Managing inventory successfully means holding enough stock to meet demand and keep production running, while avoiding the costs of holding too much. Several factors affect this — Supply Chain Management (SCM), demand forecasting, the choice of re-order level and buffer, and the nature of the product. Whether SCM is the most important depends on the business's situation.
The case that SCM is the most important factor. SCM coordinates the whole flow from suppliers through production to the customer. Effective SCM delivers reliable, shorter lead times, which is the foundation of good inventory control: if a firm can trust deliveries to arrive on time, it can safely hold a smaller buffer, cutting storage, insurance and tied-up working capital while still avoiding stockouts. Strong supplier relationships also secure quality inputs and flexibility when demand changes, and SCM is what makes lean methods such as Just in Time possible at all. In this sense SCM underpins every other inventory decision, so it has a strong claim to be the most important factor.

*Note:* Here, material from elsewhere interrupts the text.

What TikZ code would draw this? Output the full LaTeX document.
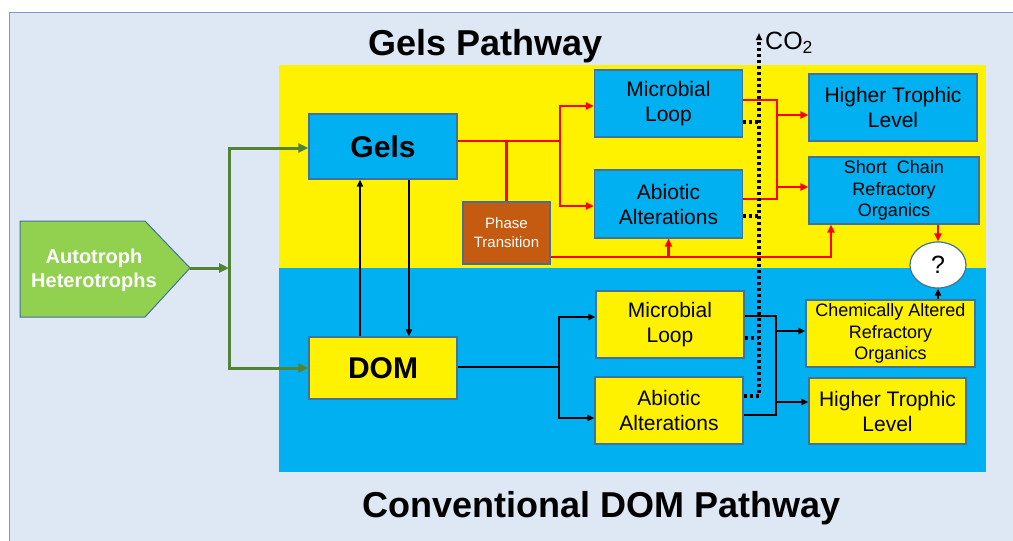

The case that other factors can matter more. First, accurate demand forecasting is arguably more fundamental: even a perfect supply chain cannot help if the firm orders the wrong quantities because it has misjudged demand — over-ordering causes obsolescence, under-ordering causes stockouts. Second, the nature of the product can dominate: highly perishable goods (fresh food) or fast-changing fashion/technology items must be managed with low stock and rapid turnover regardless of how good the supply chain is. Third, setting the right re-order level and buffer is a direct control lever that the firm itself manages day to day. Fourth, finance matters: a cash-strapped firm may be forced to hold low stock whatever its supply chain.
Weighing it up (criterion). The most important factor depends on where the greatest risk to inventory lies for that specific business. If the main risk is unreliable or slow supply, SCM is the most important factor, because fixing supply reliability solves most inventory problems at once. If the main risk is volatile or hard-to-predict demand, forecasting matters more; if the product is perishable or fast-changing, the product's nature dominates.
Judgement. SCM is often the most important factor — but not universally so. It is most decisive for firms whose inventory problems stem from unreliable supply or long lead times, because it directly enables lower buffers and avoids stockouts at once. For firms facing volatile demand or perishable products, demand forecasting and the product's nature can matter more. The most defensible conclusion is that effective SCM is the single most powerful enabler of good inventory management for most manufacturers and retailers reliant on outside suppliers, but it works only alongside accurate forecasting and sensible re-order/buffer settings — so it is the most important factor in many cases, not in every case.